In this experiment, a multilayer perceptron with 13 neurons in the hidden layer yielded a 30.00% accurate model in predicting age based on the input variables, including ‘playtime hrs’ (Predictor Importance = 0.11), Competence (PI = 0.10), ‘prelvl30 playtime hrs’ (PI = 0.08), Relatedness (PI = 0.07), ‘playtimegroup hrs’ (PI = 0.06), Growth and ‘daysplayed’ (both PI = 0.05), and Closeness (PI = 0.04). For the prediction of generation, a hidden layer consisting of 5 neurons reached the accuracy of 24.10% with the variables of ‘playtime hrs’ (PI = 0.13), ‘prelvl30 playtime hrs’ (PI = 0.09), ‘daysplayed’ and ‘max level’ (both PI = 0.07), as well as ‘prelvl30 playtime group hrs’ (PI = 0.05).

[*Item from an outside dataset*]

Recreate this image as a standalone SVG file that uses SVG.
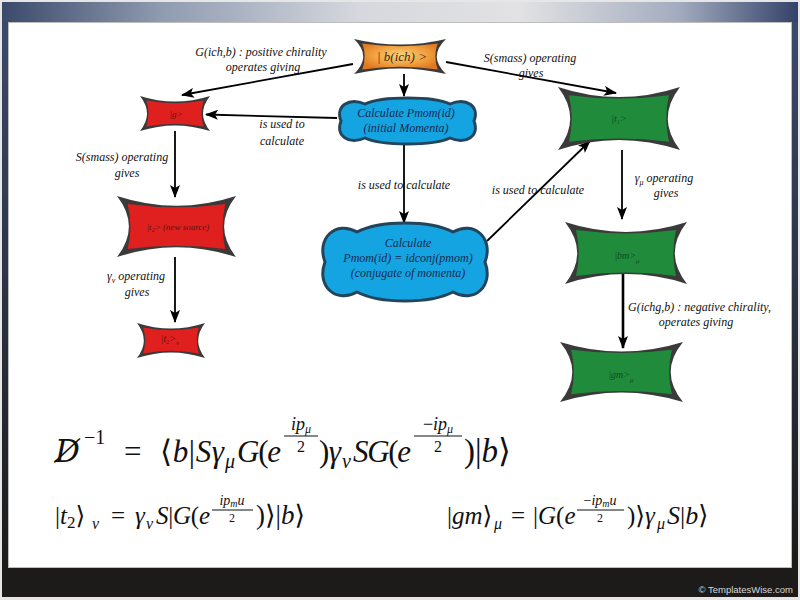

The support vector machine regression module, which aims to fit the best regression line within a margin of error, was fed with all aforementioned input variables, predicted the age of our participants with a 26.05% success rate, compared to prediction of generation, which was accurate at 58.31% level. This difference in accuracy gains might be due to the number of categories for prediction (4 classes of generation and 64 classes of age in this study).
The linear model with a forward stepwise selection produced a 25.40% accurate model in predicting age, with predictors such as ‘playtime hrs’ (PI = 0.28), ‘playtime group hrs’ (PI = 0.27), Agency and ‘daysplayed’ (both PI = 0.08), self-reported hours per week (PI = 0.07), Emotional Presence (PI = 0.05), as well as Growth (PI = 0.04). For generation, the accuracy was at a 30.70% range, with the predictors ‘playtime hrs’ (PI = 0.28), self-reported hours per week (PI = 0.11), ‘playtime group hrs’, Agency and ‘daysplayed’ (all PI = 0.10), Emotional Presence (PI = 0.06), as well as Growth and Competence (both PI = 0.05).
Finally, a multimodal ensemble, which uses a supervised learning algorithm that combines a set of classifiers into a meta-classifier by taking weighted voting of their prediction for the final forecast, for age and generation prediction respectively produced 55.30% and 58.70% accurate results which were the highest rates among all tested models. Please refer to “Appendix 2” for graphs showing model accuracy gain for prediction of age and generation.